Guide to Cost Variance in Earned Value Management
Cost Variance (CV) is a crucial concept in the Project Management Body of Knowledge (PMBOK) Guide Seventh Edition. Part of the Earned Value Management (EVM) system, it helps track a project's financial health.
Why is it Important?
CV is important as it provides a measure of budgetary performance. It forms an integral part of effectively controlling project costs and helps in making informed decisions regarding cost management strategy.
What is Cost Variance?
CV is a measure of the cost performance of a project. It is the difference between the earned value (EV) and the actual cost (AC). A positive CV indicates a favorable condition where the project is under budget. Conversely, a negative CV implies that the project is over budget.
How it Works?
CV = EV - AC. To calculate CV, subtract the project's actual cost from its earned value.

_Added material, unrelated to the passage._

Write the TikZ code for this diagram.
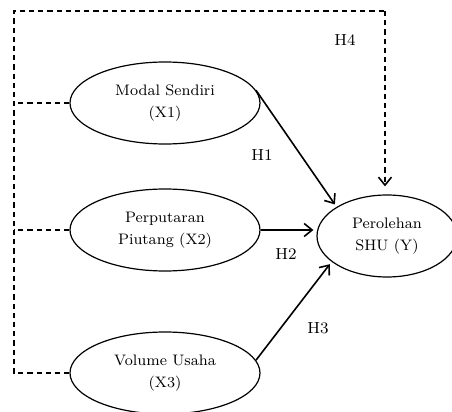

Exam Tips: Answering Questions on Cost Variance
– Always remember the formula: CV = EV - AC.
– Understand the implications of positive and negative CV.
– Apply the concept properly by practicing with different sets of numerical values.
– Illustrate your understanding of CV in the context of overall EVM.
Remember, questions linked to CV do not solely examine your calculation skills; they also analyze your overall understanding of cost control in project management.
Thus, mastering CV is not only essential for passing the examination but also for excelling as a proficient and knowledgeable project manager.